Latency and User Experience
Larger contexts typically increase latency, particularly time to first token. Even when throughput is acceptable, waiting several seconds for a response changes how users interact with a system.
In many applications—conversational interfaces, interactive coding tools, real-time analysis—responsiveness is a core part of the experience. Optimizing for maximum context size can work against these goals, trading theoretical capability for practical friction.
Expectations Versus Reality
Marketing around large context windows can create unrealistic expectations. Users may assume that a system will perfectly synthesize or recall everything provided, regardless of volume or structure.
In reality, performance depends heavily on the quality and organization of the input, which is likely to vary as the volume of data grows. Large contexts with conflicting, repetitive, or low-relevance information often degrade output quality. As with benchmark scores more broadly, context window size can oversell real-world performance, leading to disappointment and confusion.

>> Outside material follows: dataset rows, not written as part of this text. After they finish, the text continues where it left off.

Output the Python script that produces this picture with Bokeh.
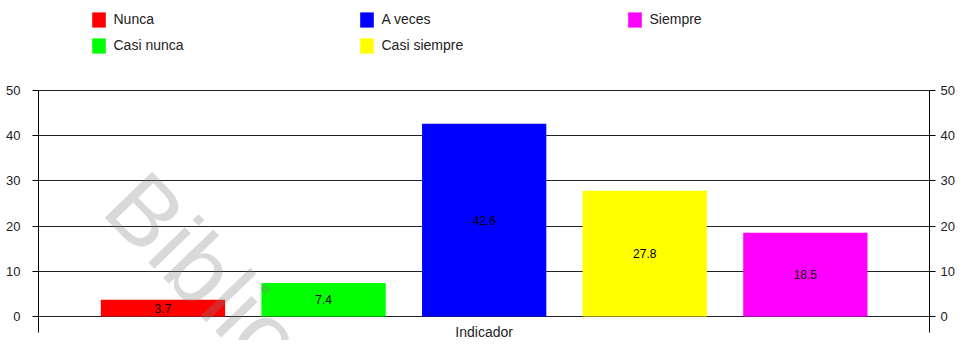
from bokeh.plotting import figure
from bokeh.models import ColumnDataSource, Range1d, LinearAxis, Legend, LegendItem, Label, FixedTicker
from bokeh.embed import file_html
from bokeh.resources import INLINE

categories = ["Nunca", "Casi nunca", "A veces", "Casi siempre", "Siempre"]
values = [3.7, 7.4, 42.6, 27.8, 18.5]
colors = ["#ff0000", "#00ff00", "#0000ff", "#ffff00", "#ff00ff"]
y_ticks = [0, 10, 20, 30, 40, 50]
x_label = "Indicador"
watermark = "Biblioteca"

positions = list(range(len(categories)))
src = ColumnDataSource(dict(
    x=positions,
    top=values,
    mid=[v / 2 for v in values],
    color=colors,
    cat=categories,
    label=[f"{v:.1f}" for v in values],
))

FONT = "Liberation Sans"
Y_MAX = y_ticks[-1]

p = figure(frame_width=891, frame_height=340,
           x_range=Range1d(-0.775, len(categories) - 1 + 0.773),
           y_range=Range1d(-5.28, 69.84),
           output_backend="svg", toolbar_location=None,
           min_border_left=38, min_border_right=28, min_border_top=0, min_border_bottom=0,
           x_axis_location=None, y_axis_location="left")
p.outline_line_color = None
p.background_fill_color = "white"
p.border_fill_color = "white"
p.xgrid.visible = False

ticker = FixedTicker(ticks=y_ticks)
p.ygrid.ticker = ticker
p.ygrid.grid_line_color = "#222222"
p.ygrid.grid_line_width = 1

def style_axis(ax, standoff):
    ax.ticker = ticker
    ax.bounds = (-3.58, Y_MAX)
    ax.axis_line_color = "black"
    ax.major_tick_line_color = "black"
    ax.major_tick_out = 6
    ax.major_tick_in = 0
    ax.minor_tick_line_color = None
    ax.major_label_text_font = FONT
    ax.major_label_text_font_size = "13px"
    ax.major_label_text_color = "#222222"
    ax.major_label_standoff = standoff

style_axis(p.yaxis[0], 12)
right = LinearAxis()
style_axis(right, 5)
p.add_layout(right, "right")

bars = p.vbar(x="x", top="top", bottom=0, width=0.774, fill_color="color",
              line_color=None, source=src)

p.text(x="x", y="mid", text="label", source=src, text_align="center",
       text_baseline="middle", text_font_size="12px", text_color="black",
       text_font={"value": FONT})

legend = Legend(
    items=[LegendItem(label=c, renderers=[bars], index=i) for i, c in enumerate(categories)],
    location=(51.5, 285.3), orientation="vertical", nrows=2,
    glyph_width=17, glyph_height=19, label_standoff=7, label_width=237,
    label_height=19, spacing=7, padding=0, margin=0,
    border_line_color=None, background_fill_alpha=0,
    label_text_font=FONT, label_text_font_size="14px", label_text_color="#222222",
)
p.add_layout(legend)

p.add_layout(Label(x=(len(categories) - 1) / 2, y=-3.45, text=x_label, text_align="center",
                   text_baseline="alphabetic", text_font=FONT, text_font_size="14px",
                   text_color="#222222"))

p.add_layout(Label(x=-0.247, y=28.26, text=watermark, angle=-0.80, text_align="left",
                   text_baseline="alphabetic", text_font=FONT, text_font_size="96px",
                   text_color="#808080", text_alpha=0.3))

open("out.html", "w").write(file_html(p, INLINE))
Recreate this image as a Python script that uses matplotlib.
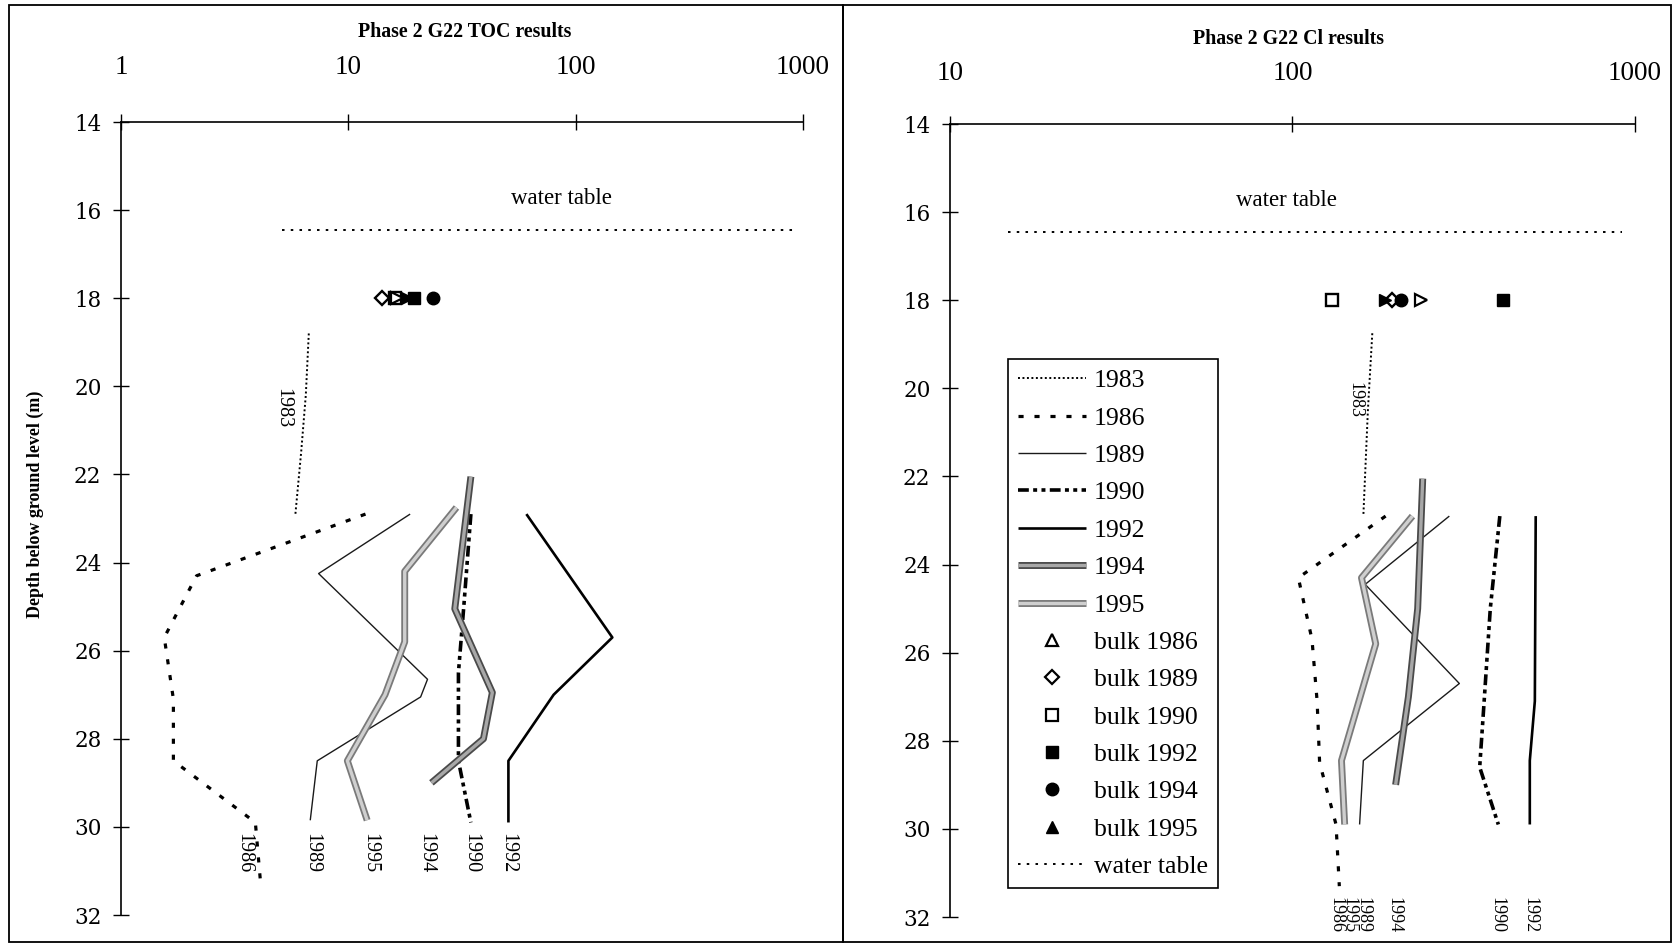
import matplotlib
matplotlib.use('Agg')
import matplotlib.pyplot as plt
from matplotlib.lines import Line2D
from matplotlib.patches import Rectangle
import matplotlib.patheffects as pe
from matplotlib.ticker import NullLocator

SERIF = ['Liberation Serif', 'DejaVu Serif']
plt.rcParams['font.family'] = SERIF

# ---------------- data ----------------
toc_ticks = [1, 10, 100, 1000]
cl_ticks = [10, 100, 1000]
depth_ticks = [14, 16, 18, 20, 22, 24, 26, 28, 30, 32]
water_table_depth = 16.45

# TOC profiles (depth m, value)
toc_1983_d = [18.8, 20.2, 21.5, 22.9]
toc_1983_v = [6.7, 6.5, 6.2, 5.85]
toc_1986_d = [22.9, 24.3, 25.7, 27.1, 28.5, 29.9, 31.2]
toc_1986_v = [11.9, 2.15, 1.55, 1.7, 1.7, 3.9, 4.1]
toc_1989_d = [22.9, 24.25, 26.65, 27.05, 28.5, 29.85]
toc_1989_v = [18.7, 7.4, 22.3, 20.8, 7.3, 6.8]
toc_1990_d = [22.9, 25.0, 26.5, 28.5, 29.9]
toc_1990_v = [34.6, 32.2, 30.5, 30.5, 34.6]
toc_1992_d = [22.9, 25.7, 27.0, 28.5, 29.9]
toc_1992_v = [60.7, 145, 80, 50.6, 50.6]
toc_1994_d = [22.05, 25.05, 26.95, 28.0, 29.0]
toc_1994_v = [34.6, 29.4, 43.0, 39.3, 23.2]
toc_1995_d = [22.75, 24.2, 25.8, 27.0, 28.5, 29.85]
toc_1995_v = [29.9, 17.7, 17.7, 14.5, 9.9, 12.1]
toc_bulk_years = ['1986', '1989', '1990', '1992', '1994', '1995']
toc_bulk_v = [16.4, 14.1, 16.1, 19.4, 23.6, 18.2]
toc_bulk_d = 18.0
toc_wt_v = [5.1, 900]

# Cl profiles
cl_1983_d = [18.75, 20.5, 22.9]
cl_1983_v = [171, 166, 161]
cl_1986_d = [22.9, 24.3, 25.7, 27.1, 28.5, 29.9, 31.3]
cl_1986_v = [187, 104, 114, 118, 120, 134, 137]
cl_1989_d = [22.9, 24.45, 26.7, 28.45, 29.9]
cl_1989_v = [287, 163, 307, 161, 157]
cl_1990_d = [22.9, 25.0, 27.2, 28.6, 29.9]
cl_1990_v = [403, 378, 362, 352, 399]
cl_1992_d = [22.9, 27.1, 28.45, 29.9]
cl_1992_v = [513, 510, 493, 493]
cl_1994_d = [22.05, 25.0, 27.0, 29.0]
cl_1994_v = [240, 232, 218, 200]
cl_1995_d = [22.9, 24.3, 25.8, 28.45, 29.9]
cl_1995_v = [224, 159, 175, 139, 142]
cl_bulk_years = ['1986', '1989', '1990', '1992', '1994', '1995']
cl_bulk_v = [238, 195, 130, 413, 208, 186]
cl_bulk_d = 18.0
cl_wt_v = [14.8, 916]

years = ['1983', '1986', '1989', '1990', '1992', '1994', '1995']

# label positions (value, depth)
toc_labels = {'1983': (5.17, 20.5), '1986': (3.47, 30.6), '1989': (6.9, 30.6),
              '1995': (12.4, 30.6), '1994': (22.0, 30.6), '1990': (34.6, 30.6),
              '1992': (50.2, 30.6)}
cl_labels = {'1983': (152, 20.27), '1986': (134, 31.95), '1995': (146, 31.95),
             '1989': (161, 31.95), '1994': (198, 31.95), '1990': (394, 31.95),
             '1992': (492, 31.95)}

toc_series = {'1983': (toc_1983_d, toc_1983_v), '1986': (toc_1986_d, toc_1986_v),
              '1989': (toc_1989_d, toc_1989_v), '1990': (toc_1990_d, toc_1990_v),
              '1992': (toc_1992_d, toc_1992_v), '1994': (toc_1994_d, toc_1994_v),
              '1995': (toc_1995_d, toc_1995_v)}
cl_series = {'1983': (cl_1983_d, cl_1983_v), '1986': (cl_1986_d, cl_1986_v),
             '1989': (cl_1989_d, cl_1989_v), '1990': (cl_1990_d, cl_1990_v),
             '1992': (cl_1992_d, cl_1992_v), '1994': (cl_1994_d, cl_1994_v),
             '1995': (cl_1995_d, cl_1995_v)}

# ---------------- styles ----------------
line_styles = {
    '1983': dict(color='black', lw=1.4, ls=(0, (1.0, 1.3))),
    '1986': dict(color='black', lw=2.3, ls=(0, (1.6, 3.4))),
    '1989': dict(color='#1a1a1a', lw=1.0, ls='-'),
    '1990': dict(color='black', lw=2.6, ls=(0, (3.0, 1.2, 1.1, 1.2, 1.1, 1.2))),
    '1992': dict(color='black', lw=1.9, ls='-'),
    '1994': dict(color='#a8a8a8', lw=2.4, ls='-',
                 path_effects=[pe.Stroke(linewidth=5.0, foreground='#4a4a4a'), pe.Normal()]),
    '1995': dict(color='#cfcfcf', lw=2.4, ls='-',
                 path_effects=[pe.Stroke(linewidth=5.0, foreground='#7a7a7a'), pe.Normal()]),
}
bulk_styles = {
    '1986': dict(marker='>', mfc='white', mec='black', mew=1.6, ms=8.5),
    '1989': dict(marker='D', mfc='white', mec='black', mew=1.7, ms=7),
    '1990': dict(marker='s', mfc='none', mec='black', mew=1.7, ms=8.5),
    '1992': dict(marker='s', mfc='black', mec='black', mew=1.0, ms=8.5),
    '1994': dict(marker='o', mfc='black', mec='black', mew=1.0, ms=9),
    '1995': dict(marker='>', mfc='black', mec='black', mew=1.0, ms=8.5),
}
bulk_order = ['1989', '1990', '1986', '1995', '1992', '1994']
wt_style = dict(color='black', lw=1.4, ls=(0, (1.3, 3.2)))

W, H = 1674, 946
fig = plt.figure(figsize=(W / 100, H / 100), dpi=100)


def fx(px):
    return px / W


def fy(py):
    return 1 - py / H


# panel borders
for x0, x1 in [(9, 843), (843, 1671)]:
    fig.add_artist(Rectangle((fx(x0), fy(942)), fx(x1) - fx(x0), fy(5) - fy(942),
                             transform=fig.transFigure, fill=False, lw=1.3, ec='black'))

ax1 = fig.add_axes([fx(121), fy(915), fx(803) - fx(121), fy(122) - fy(915)])
ax2 = fig.add_axes([fx(950), fy(917), fx(1635) - fx(950), fy(124) - fy(917)])


def style_axes(ax, xticks, xlim, xpad):
    ax.set_xscale('log')
    ax.set_xlim(*xlim)
    ax.set_ylim(32, 14)
    ax.set_xticks(xticks, labels=[str(t) for t in xticks])
    ax.set_yticks(depth_ticks, labels=[str(t) for t in depth_ticks],
                  fontfamily='DejaVu Serif', fontsize=15.5)
    ax.xaxis.set_minor_locator(NullLocator())
    for s in ['bottom', 'right']:
        ax.spines[s].set_visible(False)
    for s in ['left', 'top']:
        ax.spines[s].set_linewidth(1.2)
    ax.tick_params(axis='x', which='both', top=True, bottom=False, labeltop=True,
                   labelbottom=False, direction='inout', length=11, width=1.0,
                   pad=xpad, labelsize=19.5)
    ax.tick_params(axis='y', direction='inout', length=12, width=1.0, pad=8)
    ax.patch.set_visible(False)


style_axes(ax1, toc_ticks, (1, 1000), 25)
style_axes(ax2, cl_ticks, (10, 1000), 22)

# TOC chart
for y in years:
    d, v = toc_series[y]
    ax1.plot(v, d, **line_styles[y], solid_capstyle='butt', dash_capstyle='butt')
ax1.plot(toc_wt_v, [water_table_depth] * 2, **wt_style)
for y in bulk_order:
    i = toc_bulk_years.index(y)
    ax1.plot([toc_bulk_v[i]], [toc_bulk_d], ls='none', **bulk_styles[y])
for y, (v, d) in toc_labels.items():
    ax1.text(v, d, y, rotation=270, ha='center', va='center', fontsize=14.5)
ax1.text(86.6, 15.73, 'water table', ha='center', va='center', fontsize=16.5)

# Cl chart
handles = []
for y in years:
    d, v = cl_series[y]
    ln, = ax2.plot(v, d, **line_styles[y], solid_capstyle='butt',
                   dash_capstyle='butt', label=y)
    handles.append(ln)
wt_line, = ax2.plot(cl_wt_v, [water_table_depth] * 2, **wt_style, label='water table')
for y in bulk_order:
    i = cl_bulk_years.index(y)
    ax2.plot([cl_bulk_v[i]], [cl_bulk_d], ls='none', **bulk_styles[y])
for y, (v, d) in cl_labels.items():
    ax2.text(v, d, y, rotation=270, ha='center', va='center', fontsize=13)
ax2.text(96, 15.73, 'water table', ha='center', va='center', fontsize=16.5)

legend_markers = {
    '1986': dict(marker='^', mfc='white', mec='black', mew=1.6, ms=8.5),
    '1989': dict(marker='D', mfc='white', mec='black', mew=1.6, ms=7),
    '1990': dict(marker='s', mfc='white', mec='black', mew=1.6, ms=8.5),
    '1992': dict(marker='s', mfc='black', mec='black', mew=1.0, ms=8.5),
    '1994': dict(marker='o', mfc='black', mec='black', mew=1.0, ms=9),
    '1995': dict(marker='^', mfc='black', mec='black', mew=1.0, ms=9),
}
for y in ['1986', '1989', '1990', '1992', '1994', '1995']:
    handles.append(Line2D([], [], ls='none', label='bulk ' + y, **legend_markers[y]))
handles.append(wt_line)

leg = fig.legend(handles=handles, loc='upper left',
                 bbox_to_anchor=(fx(1008), fy(359)), bbox_transform=fig.transFigure,
                 borderaxespad=0, fontsize=18.5, handlelength=2.65, handletextpad=0.3,
                 labelspacing=0.56, borderpad=0.4, fancybox=False, framealpha=1,
                 edgecolor='black')
leg.get_frame().set_linewidth(1.2)

fig.text(fx(465), fy(32), 'Phase 2 G22 TOC results', ha='center', va='center',
         fontsize=14.3, fontweight='bold')
fig.text(fx(1289), fy(39), 'Phase 2 G22 Cl results', ha='center', va='center',
         fontsize=14.3, fontweight='bold')
fig.text(fx(35), fy(504), 'Depth below ground level (m)', rotation=90, ha='center',
         va='center', fontsize=13, fontweight='bold')

fig.savefig('out.png', dpi=100)
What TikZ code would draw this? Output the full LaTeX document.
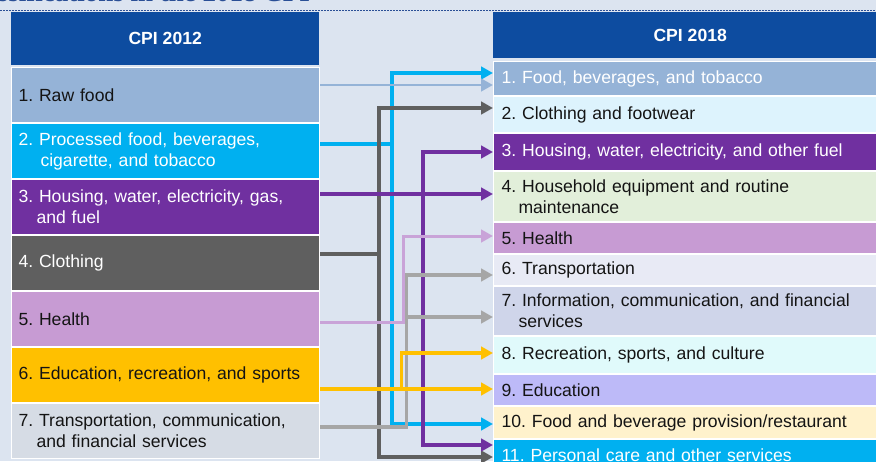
\documentclass[tikz,border=0pt]{standalone}
\usepackage{fontspec}
\setmainfont{Liberation Sans}
\newfontfamily\titlefont{Liberation Serif}
\usetikzlibrary{arrows.meta}
\frenchspacing
\definecolor{bg}{HTML}{DCE4F0}
\definecolor{hdrblue}{HTML}{0D4CA0}
\definecolor{titleblue}{HTML}{2A4F96}
\definecolor{steel}{HTML}{95B3D7}
\definecolor{cyanC}{HTML}{00B0F0}
\definecolor{purp}{HTML}{7030A0}
\definecolor{dgray}{HTML}{5F5F5F}
\definecolor{lilac}{HTML}{C79BD3}
\definecolor{lilacC}{HTML}{C9A3D8}
\definecolor{yel}{HTML}{FFC000}
\definecolor{lgrow}{HTML}{D6DCE5}
\definecolor{lgray}{HTML}{A6A6A6}
\definecolor{rtwo}{HTML}{DDF3FD}
\definecolor{rfour}{HTML}{E2EFDA}
\definecolor{rsix}{HTML}{E8EAF5}
\definecolor{rseven}{HTML}{CFD5EA}
\definecolor{reight}{HTML}{E0FAFB}
\definecolor{rnine}{HTML}{BDBAF8}
\definecolor{rten}{HTML}{FFF2CC}
\definecolor{ink}{HTML}{141414}
\newcommand{\rowfont}{\fontsize{17.6}{21}\selectfont}
\begin{document}
\begin{tikzpicture}[x=1pt,y=-1pt,
  lrow/.style={anchor=north west, inner xsep=7pt, inner ysep=0pt, text width=294pt,
    align=left, draw=white, line width=1pt, font=\rowfont, text=ink, minimum height=55pt},
  rrow/.style={anchor=north west, inner xsep=8pt, inner ysep=0pt, text width=378pt,
    align=left, draw=white, line width=1pt, font=\rowfont, text=ink},
  hdr/.style={anchor=north west, fill=hdrblue, text=white, font=\rowfont\bfseries,
    inner sep=0pt, align=center},
  ln/.style={line width=3.3pt},
  arr/.style={-{Triangle[length=12pt,width=12.5pt]}}
]
\useasboundingbox (0,0) rectangle (876,461);
\fill[bg] (0,0) rectangle (876,461);
% cropped title and dotted rule
\node[anchor=base east, font=\titlefont\bfseries\fontsize{27}{30}\selectfont, text=titleblue, inner sep=0pt] (title) at (310,1.5) {Classifications in the 2018 CPI};
\coordinate (ruleL) at (0,10);
\coordinate (ruleR) at (876,10);
\draw[titleblue, line width=0.9pt, dash pattern=on 1.5pt off 1.5pt] (ruleL) -- (ruleR);

% headers
\node[hdr, minimum width=308pt, minimum height=53pt] (HL) at (11,12) {CPI 2012};
\node[hdr, minimum width=394pt, minimum height=46pt] (HR) at (493,12) {CPI 2018};

% left column
\node[lrow, fill=steel] (L1) at (11,67) {1. Raw food};
\node[lrow, fill=cyanC, text=white] (L2) at (11,123) {2. Processed food, beverages,\\\hspace*{22pt}cigarette, and tobacco};
\node[lrow, fill=purp, text=white] (L3) at (11,179) {3. Housing, water, electricity, gas,\\\hspace*{18pt}and fuel};
\node[lrow, fill=dgray, text=white] (L4) at (11,235) {4. Clothing};
\node[lrow, fill=lilac] (L5) at (11,291) {5. Health};
\node[lrow, fill=yel] (L6) at (11,347) {6. Education, recreation, and sports};
\node[lrow, fill=lgrow] (L7) at (11,403) {7. Transportation, communication,\\\hspace*{18pt}and financial services};

% right column
\node[rrow, fill=steel, text=white, minimum height=34pt] (R1) at (493,61) {1. Food, beverages, and tobacco};
\node[rrow, fill=rtwo, minimum height=36pt] (R2) at (493,96) {2. Clothing and footwear};
\node[rrow, fill=purp, text=white, minimum height=37pt] (R3) at (493,133) {3. Housing, water, electricity, and other fuel};
\node[rrow, fill=rfour, minimum height=50pt] (R4) at (493,171) {4. Household equipment and routine\\\hspace*{17pt}maintenance};
\node[rrow, fill=lilac, minimum height=31pt] (R5) at (493,222) {5. Health};
\node[rrow, fill=rsix, minimum height=31pt] (R6) at (493,254) {6. Transportation};
\node[rrow, fill=rseven, minimum height=49pt] (R7) at (493,286) {7. Information, communication, and financial\\\hspace*{17pt}services};
\node[rrow, fill=reight, minimum height=37pt] (R8) at (493,336) {8. Recreation, sports, and culture};
\node[rrow, fill=rnine, minimum height=31pt] (R9) at (493,374) {9. Education};
\node[rrow, fill=rten, minimum height=32pt] (R10) at (493,406) {10. Food and beverage provision/restaurant};
\node[rrow, fill=cyanC, text=white, minimum height=31pt] (R11) at (493,439) {11. Personal care and other services};

% connectors
% cyan
\coordinate (cyJ) at (392,144);
\draw[ln, cyanC] (L2.east |- cyJ) -- (cyJ);
\draw[ln, cyanC, arr] (cyJ) |- (R1.west |- 0,73);
\draw[ln, cyanC, arr] (cyJ) |- (R10.west |- 0,424);
% dark gray
\coordinate (dgJ) at (379,254);
\draw[ln, dgray] (L4.east |- dgJ) -- (dgJ);
\draw[ln, dgray, arr] (dgJ) |- (R2.west |- 0,108);
\draw[ln, dgray, arr] (dgJ) |- (R11.west |- 0,457);
% steel
\draw[line width=2.8pt, steel, arr] (L1.east |- 0,85) -- (R1.west |- 0,85);
% purple
\coordinate (puJ) at (423,194);
\draw[ln, purp, arr] (L3.east |- puJ) -- (R4.west |- puJ);
\draw[ln, purp, arr] (puJ) |- (R3.west |- 0,152);
\draw[ln, purp, arr] (puJ) |- (R11.west |- 0,445);
% lilac
\coordinate (liJ) at (403,322);
\draw[line width=3pt, lilacC, arr] (L5.east |- liJ) -- (liJ) |- (R5.west |- 0,236);
% light gray
\coordinate (lgJ) at (406.5,317);
\draw[ln, lgray, arr] (L7.east |- 0,427) -| (lgJ) |- (R6.west |- 0,275);
\draw[ln, lgray, arr] (lgJ) -- (R7.west |- lgJ);
% yellow
\coordinate (yeJ) at (401.5,389);
\draw[ln, yel, arr] (L6.east |- yeJ) -- (R9.west |- yeJ);
\draw[ln, yel, arr] (yeJ) |- (R8.west |- 0,353);
\end{tikzpicture}
\end{document}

Putting Long Context in Its Place
Long context windows are genuinely useful. They enable analysis of long documents, reduce friction in some multi-turn interactions, and simplify certain classes of tasks. Used thoughtfully, they expand the design space of what AI systems can do.
Problems arise when long context is treated as a substitute for system design rather than one component within it. If large contexts are used to avoid selective context, or to bypass building retrieval, orchestration, or task-specific pipelines, the resulting system is unlikely to outperform a well-designed alternative. In many cases, careful design reduces the amount of context needed in the first place.
At scale, the implications extend beyond model quality. Cost control, privacy, latency, and reliability all benefit from providing models with only the information they truly need.
The systems that succeed are not those that maximize token counts, but those that make deliberate decisions about context: what to include, when to include it, and why. Long context windows raise the ceiling—but thoughtful system design is what determines whether you ever reach it.